Overall, as the authors promise "fresh perspectives for physiologically describing cognitive effort", the results require a more critical evaluation. There are some positive correlations for congruent trials but the discrepancy between congruent and incongruent tasks makes the results much less convincing (unless explained further).

Minor points:

---------------

- The greek letter pi occurs as both upper and lower case letters throughout the manuscript and Figures, please use one form only.

- The term in Fig. 1c is "min D_KL", on p. 9 it's "min KL"

- Fig. S2: See above, "occurrence" can be confusing as most microstate papers define occurrence differently and a unit of 1/s is expected.

Reviewer #2: This manuscript tries to link the construct of cognitive effort to the transition cost between multiple brain states. This research question is answered by using electrophysiological indexes for those quasi-stable brain states, i.e. micro-states, in the context of a cognitive control demanding task, a spatial Stroop task. The authors use the difference in microstates occurrence between a resting-state and the three different cognitive control level conditions of the task to show evidence for the link between cognitive effort, task conditions and ultimately behavior. In this paper, the proxy used for cognitive control is the transition cost between the different states that is estimated through a novel method for EEG.

At the general level, the paper presents an interesting approach, namely, how to assess cognitive effort through the estimation of transition costs among quasi-stable brain states. The paper, however, presents a strong lack of details in the methods but also the reported results. This lack impacts not only the replicability of the method to other contexts but also simply the understanding of most analysis in the paper. I come back to this issue among the several major points that I think need to be addressed. Parallel to this lack of methodological aspects, or maybe related, it looks like the statistical analysis chosen by the authors doesn't allow to tell whether the data supports the conclusion of the authors.

Because of these problems my main comments on this manuscript are on the methodological side rather than on the research questions per se. In the following, I detail my main concerns for each section of the results.

On the microstates occurrences: 

- I am quite surprised by the lack of variance among the state occurrences. Based on Fig S2 (which would better sit in the main text given its importance) it does look like every state has a probability of roughly 1/9 (and 9 happens to be the number of microstates). This uniform distribution of state occurrences doesn't seem to be true in other microstates paper (e.g. Milz et al. 2016) and, to me, questions whether the microstates extracted are really task related. I would suggest that the authors explore ways of assessing whether their clustering is robust, e.g. resampling in the context of microstates https://pycrostates.readthedocs.io/en/latest/generated/auto_tutorials/cluster/10_subject_level_with_resampling.html

- On the linear mixed model.

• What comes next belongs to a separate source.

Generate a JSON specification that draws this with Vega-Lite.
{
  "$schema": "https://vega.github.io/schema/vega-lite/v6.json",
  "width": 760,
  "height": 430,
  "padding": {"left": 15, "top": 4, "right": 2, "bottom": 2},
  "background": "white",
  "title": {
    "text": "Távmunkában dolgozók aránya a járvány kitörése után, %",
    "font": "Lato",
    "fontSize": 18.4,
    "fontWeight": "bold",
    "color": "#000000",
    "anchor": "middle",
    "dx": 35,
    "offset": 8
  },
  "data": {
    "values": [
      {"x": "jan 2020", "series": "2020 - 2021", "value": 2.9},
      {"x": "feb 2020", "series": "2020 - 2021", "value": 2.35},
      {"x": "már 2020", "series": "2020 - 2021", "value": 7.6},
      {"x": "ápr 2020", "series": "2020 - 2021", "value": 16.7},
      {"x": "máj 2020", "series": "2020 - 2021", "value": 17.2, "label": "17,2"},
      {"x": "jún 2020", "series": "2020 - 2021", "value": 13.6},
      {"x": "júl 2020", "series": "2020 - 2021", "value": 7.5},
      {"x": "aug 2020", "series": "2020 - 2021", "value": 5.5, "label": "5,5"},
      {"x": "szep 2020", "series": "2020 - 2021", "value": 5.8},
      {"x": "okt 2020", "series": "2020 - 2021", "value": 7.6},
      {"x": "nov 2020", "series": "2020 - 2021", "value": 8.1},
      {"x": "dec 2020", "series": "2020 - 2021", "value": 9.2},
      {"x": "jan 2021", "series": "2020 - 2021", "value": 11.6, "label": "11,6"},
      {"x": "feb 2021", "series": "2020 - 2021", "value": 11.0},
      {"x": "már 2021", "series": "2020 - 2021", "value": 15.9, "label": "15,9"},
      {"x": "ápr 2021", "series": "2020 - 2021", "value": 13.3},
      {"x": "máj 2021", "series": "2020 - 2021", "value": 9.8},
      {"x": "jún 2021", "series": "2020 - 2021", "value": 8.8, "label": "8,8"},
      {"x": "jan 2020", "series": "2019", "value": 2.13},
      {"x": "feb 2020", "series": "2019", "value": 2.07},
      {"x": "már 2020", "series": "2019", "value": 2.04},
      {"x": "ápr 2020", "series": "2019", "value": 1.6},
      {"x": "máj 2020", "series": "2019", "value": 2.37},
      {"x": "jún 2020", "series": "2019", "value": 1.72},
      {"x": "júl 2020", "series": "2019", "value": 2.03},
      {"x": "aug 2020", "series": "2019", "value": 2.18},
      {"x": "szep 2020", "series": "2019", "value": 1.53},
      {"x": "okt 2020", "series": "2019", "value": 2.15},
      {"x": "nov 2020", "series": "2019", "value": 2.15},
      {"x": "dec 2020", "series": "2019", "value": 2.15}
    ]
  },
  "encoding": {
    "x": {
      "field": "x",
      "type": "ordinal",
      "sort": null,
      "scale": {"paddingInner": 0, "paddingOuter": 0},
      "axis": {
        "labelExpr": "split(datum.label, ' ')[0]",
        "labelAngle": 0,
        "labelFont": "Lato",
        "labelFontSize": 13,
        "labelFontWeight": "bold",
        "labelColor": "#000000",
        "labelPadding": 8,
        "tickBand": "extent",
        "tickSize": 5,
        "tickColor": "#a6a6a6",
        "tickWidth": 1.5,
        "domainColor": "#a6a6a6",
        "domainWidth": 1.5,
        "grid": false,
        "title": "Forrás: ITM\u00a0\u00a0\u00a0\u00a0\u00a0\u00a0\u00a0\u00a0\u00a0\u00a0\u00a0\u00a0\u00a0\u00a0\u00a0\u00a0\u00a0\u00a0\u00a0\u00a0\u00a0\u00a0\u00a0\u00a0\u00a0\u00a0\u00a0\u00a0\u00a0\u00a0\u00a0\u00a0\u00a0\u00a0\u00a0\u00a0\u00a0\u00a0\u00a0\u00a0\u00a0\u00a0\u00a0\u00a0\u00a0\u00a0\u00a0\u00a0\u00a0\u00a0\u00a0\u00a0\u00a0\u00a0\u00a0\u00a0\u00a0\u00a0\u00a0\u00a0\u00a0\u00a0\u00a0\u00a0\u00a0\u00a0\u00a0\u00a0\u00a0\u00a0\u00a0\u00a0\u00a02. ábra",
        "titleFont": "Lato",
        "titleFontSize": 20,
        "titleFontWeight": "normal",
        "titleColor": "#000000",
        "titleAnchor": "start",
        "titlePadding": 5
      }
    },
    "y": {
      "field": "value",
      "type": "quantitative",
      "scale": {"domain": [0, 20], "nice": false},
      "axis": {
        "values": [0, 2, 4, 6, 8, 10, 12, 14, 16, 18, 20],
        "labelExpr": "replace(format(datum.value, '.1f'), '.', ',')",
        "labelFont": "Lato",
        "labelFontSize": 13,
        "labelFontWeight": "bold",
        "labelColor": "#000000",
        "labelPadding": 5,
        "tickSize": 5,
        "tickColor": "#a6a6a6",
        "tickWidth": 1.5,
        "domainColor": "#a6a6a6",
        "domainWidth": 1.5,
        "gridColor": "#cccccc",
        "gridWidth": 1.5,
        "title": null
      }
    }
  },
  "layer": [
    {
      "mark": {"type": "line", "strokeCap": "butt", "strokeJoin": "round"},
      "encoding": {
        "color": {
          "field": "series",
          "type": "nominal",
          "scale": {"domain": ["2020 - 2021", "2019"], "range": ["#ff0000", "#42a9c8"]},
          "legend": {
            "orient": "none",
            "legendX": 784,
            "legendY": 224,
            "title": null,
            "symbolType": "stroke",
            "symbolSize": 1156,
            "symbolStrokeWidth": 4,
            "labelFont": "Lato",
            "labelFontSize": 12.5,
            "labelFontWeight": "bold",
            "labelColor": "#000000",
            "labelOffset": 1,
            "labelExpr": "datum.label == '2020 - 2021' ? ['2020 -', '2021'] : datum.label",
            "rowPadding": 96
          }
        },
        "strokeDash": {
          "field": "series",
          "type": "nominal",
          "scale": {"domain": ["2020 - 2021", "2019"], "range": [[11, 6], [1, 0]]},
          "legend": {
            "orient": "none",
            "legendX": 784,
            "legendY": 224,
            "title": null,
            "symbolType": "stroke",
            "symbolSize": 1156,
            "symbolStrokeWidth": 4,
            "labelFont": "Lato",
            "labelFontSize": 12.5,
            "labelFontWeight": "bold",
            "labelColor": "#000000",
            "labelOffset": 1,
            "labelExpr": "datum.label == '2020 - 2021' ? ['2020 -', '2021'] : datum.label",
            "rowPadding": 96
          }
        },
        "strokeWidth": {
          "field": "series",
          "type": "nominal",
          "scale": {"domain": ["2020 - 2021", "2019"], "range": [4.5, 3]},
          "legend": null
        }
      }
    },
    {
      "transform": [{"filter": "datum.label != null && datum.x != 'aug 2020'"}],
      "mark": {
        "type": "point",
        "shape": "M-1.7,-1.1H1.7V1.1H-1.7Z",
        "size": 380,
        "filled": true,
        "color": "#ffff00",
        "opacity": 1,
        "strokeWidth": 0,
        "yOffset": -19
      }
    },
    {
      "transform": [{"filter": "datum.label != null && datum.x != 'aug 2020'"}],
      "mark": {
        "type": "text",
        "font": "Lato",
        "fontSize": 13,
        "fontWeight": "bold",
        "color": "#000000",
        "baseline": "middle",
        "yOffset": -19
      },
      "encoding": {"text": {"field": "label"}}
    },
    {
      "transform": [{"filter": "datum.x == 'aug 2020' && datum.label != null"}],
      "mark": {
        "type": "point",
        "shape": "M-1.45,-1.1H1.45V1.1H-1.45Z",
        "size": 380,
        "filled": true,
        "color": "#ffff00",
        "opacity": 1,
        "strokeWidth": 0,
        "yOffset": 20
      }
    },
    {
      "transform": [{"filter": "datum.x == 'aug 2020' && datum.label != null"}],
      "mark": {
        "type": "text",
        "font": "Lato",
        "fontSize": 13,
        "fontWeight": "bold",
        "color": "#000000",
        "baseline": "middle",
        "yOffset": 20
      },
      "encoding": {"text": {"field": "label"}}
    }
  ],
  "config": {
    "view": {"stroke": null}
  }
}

First I am surprised that the author chose a linear model and not a generalized linear model as the normality assumption of the residuals implied by a linear model cannot be respected in a change of probability of occurrence. That is, maybe this assumption is reasonable if those changes in occurrences are close to 0.5 but this is clearly not the case (Fig. S2). More importantly, the model description (also in the supplementary material) is insufficient to understand and evaluate the statistical model. What contrast coding was applied to the factors (e.g. reference/intercept is compatible condition? how were the three categories of control level coded?), what random structure was chosen?  Moreover the post-hoc test applied could be avoided by having a better modelization. In this case, the Bonferroni correction will increase type II errors which might hide interesting results from this analysis.

Transportation cost matrix: I fail to understand the method. This might be due to my mathematical limitations and/or to an under-reporting of the method. In either case, this method being the core of the paper, it should be explained more thoroughly (e.g. what is P_{ij} in the equation on p. 9) and clearly (e.g. while I think I understand the parenthesis for Q_{ij}, I fail to see the link with the associated sentence).

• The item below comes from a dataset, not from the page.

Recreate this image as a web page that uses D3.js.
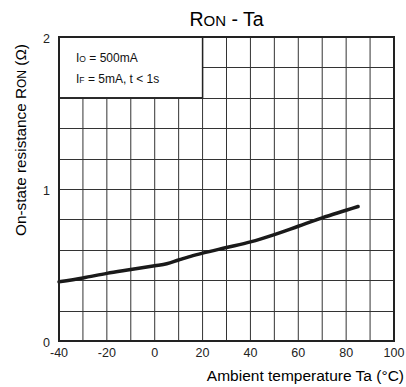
<!DOCTYPE html>
<html>
<head>
<meta charset="utf-8">
<script src="https://cdn.jsdelivr.net/npm/d3@7"></script>
<style>
body { margin: 0; background: #fff; }
svg { font-family: "Liberation Sans", Arial, sans-serif; }
</style>
</head>
<body>
<svg id="chart" width="406" height="387"></svg>
<script>
// curve
const temps = [-40, -30, -20, -10, 0, 5, 10, 15, 20, 30, 40, 50, 60, 70, 80, 85];
const ron = [0.39, 0.415, 0.445, 0.47, 0.495, 0.508, 0.533, 0.557, 0.578, 0.615, 0.652, 0.70, 0.755, 0.81, 0.86, 0.885];

const xTicks = [-40, -20, 0, 20, 40, 60, 80, 100];
const yTicks = [0, 1, 2];

const margin = { top: 37, right: 12, bottom: 46, left: 59 };
const width = 406 - margin.left - margin.right;
const height = 387 - margin.top - margin.bottom;

const svg = d3.select("#chart");
const g = svg.append("g")
	.attr("transform", "translate(" + margin.left + "," + margin.top + ")");

const x = d3.scaleLinear().domain([-40, 100]).range([0, width]);
const y = d3.scaleLinear().domain([0, 2]).range([height, 0]);

// grid
g.append("g")
	.selectAll("line")
	.data(d3.range(-30, 100, 10))
	.enter()
	.append("line")
	.attr("x1", d => x(d)).attr("x2", d => x(d))
	.attr("y1", 0).attr("y2", height)
	.attr("stroke", "#333")
	.attr("stroke-width", 1);

g.append("g")
	.selectAll("line")
	.data(d3.range(0.2, 2, 0.2))
	.enter()
	.append("line")
	.attr("x1", 0).attr("x2", width)
	.attr("y1", d => Math.round(y(d)) + 0.5).attr("y2", d => Math.round(y(d)) + 0.5)
	.attr("stroke", "#333")
	.attr("stroke-width", 1);

// condition box hides the grid behind it
g.append("rect")
	.attr("x", x(-40))
	.attr("y", y(2))
	.attr("width", x(20) - x(-40))
	.attr("height", y(1.6) - y(2))
	.attr("fill", "#fff")
	.attr("stroke", "#222")
	.attr("stroke-width", 1.5);

const cond = g.append("g").attr("font-size", 12).attr("fill", "#111");
const t1 = cond.append("text").attr("x", 17).attr("y", 25);
t1.append("tspan").text("I");
t1.append("tspan").attr("font-size", 8.5).text("O");
t1.append("tspan").text(" = 500mA");
const t2 = cond.append("text").attr("x", 17).attr("y", 46);
t2.append("tspan").text("I");
t2.append("tspan").attr("font-size", 8.5).text("F");
t2.append("tspan").text(" = 5mA, t < 1s");

// curve
g.append("path")
	.datum(temps.map((t, i) => [t, ron[i]]))
	.attr("fill", "none")
	.attr("stroke", "#1a1a1a")
	.attr("stroke-width", 3.5)
	.attr("stroke-linecap", "round")
	.attr("d", d3.line().x(d => x(d[0])).y(d => y(d[1])).curve(d3.curveMonotoneX));

// frame
g.append("rect")
	.attr("width", width)
	.attr("height", height)
	.attr("fill", "none")
	.attr("stroke", "#222")
	.attr("stroke-width", 2);

// tick labels
g.append("g")
	.selectAll("text")
	.data(xTicks)
	.enter()
	.append("text")
	.attr("x", d => x(d))
	.attr("y", height + 16)
	.attr("text-anchor", "middle")
	.attr("font-size", 12.5)
	.attr("fill", "#222")
	.text(d => d);

g.append("g")
	.selectAll("text")
	.data(yTicks)
	.enter()
	.append("text")
	.attr("x", -9)
	.attr("y", d => y(d) + 6)
	.attr("text-anchor", "end")
	.attr("font-size", 12.5)
	.attr("fill", "#222")
	.text(d => d);

// title
const title = svg.append("text")
	.attr("x", margin.left + width / 2)
	.attr("y", 26)
	.attr("text-anchor", "middle")
	.attr("font-size", 19.5);
title.append("tspan").text("R");
title.append("tspan").attr("font-size", 15).text("ON");
title.append("tspan").text(" - Ta");

// axis labels
svg.append("text")
	.attr("x", 404)
	.attr("y", 381)
	.attr("text-anchor", "end")
	.attr("font-size", 15.5)
	.text("Ambient temperature Ta (°C)");

const yl = svg.append("text")
	.attr("transform", "translate(26,140) rotate(-90)")
	.attr("text-anchor", "middle")
	.attr("font-size", 15.3);
yl.append("tspan").text("On-state resistance R");
yl.append("tspan").attr("font-size", 12).text("ON");
yl.append("tspan").text(" (Ω)");
</script>
</body>
</html>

transition cost reflects task demand:

- I don't understand why the authors choose a two-way ANOVA. It seems to me that the measures in this case are also repeated across participants. Hence at the minimum a repeated measure ANOVA needs to be conducted or, for more coherence with the microstate occurrence analysis, a linear mixed model. Without this control it is impossible to support this analysis, even more so in the absence of any index usually reported along with the p-values (i.e. no F statistic or degrees of freedom). 

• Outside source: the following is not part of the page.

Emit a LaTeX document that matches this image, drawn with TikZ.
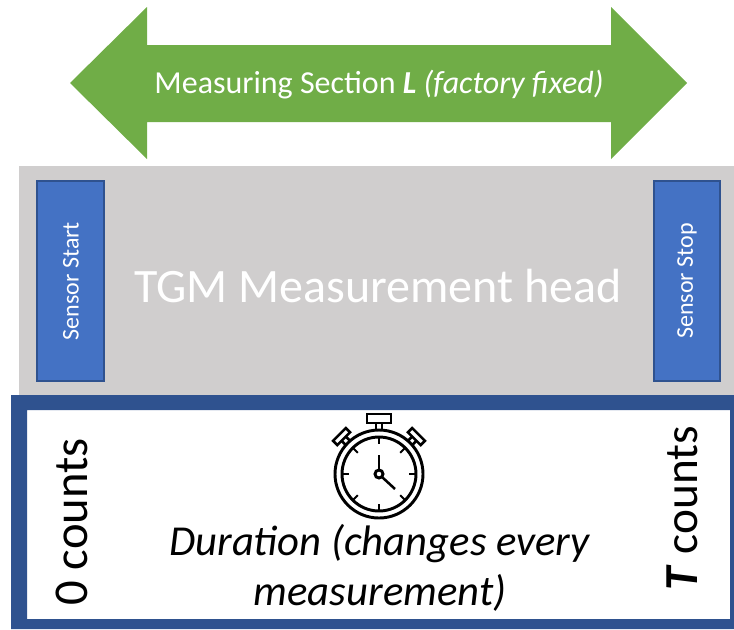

- For the link between reaction time and transition cost also the analysis is hard to understand because of the lack of reporting. The authors choose to compute correlations for each participant between RTs difference and cost. Is this between control levels? If so, I don't think a correlation is appropriate as 1) it is only for three points, 2) no guarantee exists on the linear link between RTs and cost difference across the three levels and 3) the second step analysis of the t-test ignores the uncertainty in the correlation. Assuming that point 2) is verified a better modelling approach would be to use again a linear mixed model and report the coefficient along the p-values. This would then resolve point 3) and, based on my understanding of what the authors did, be a proper test for the hypothesis laid out in this paragraph.

Minor:

- p.8 "To this aim, we recorded EEG in 44", implies that the data was recorded for this study

- p.5 last sentence of first paragraph, "Instead", poor wording?

- The terms High, medium and low to describe 25, 50 and 75 % of congruent trials is a conflict in itself. It would be easier to read if the proportion of incongruent trials was reported instead

- In p.2 I had difficulties following what exactly transition cost were defined as in relation to the research question, the Result section is however clearer. For the sake of readability, the authors may want to rewrite this section by explicitly relating to microstates in resting vs task.

- p. 6 last paragraph,  "subjective performance" to describe RT seems surprising as RT doesn't usually qualify as a subjective measure.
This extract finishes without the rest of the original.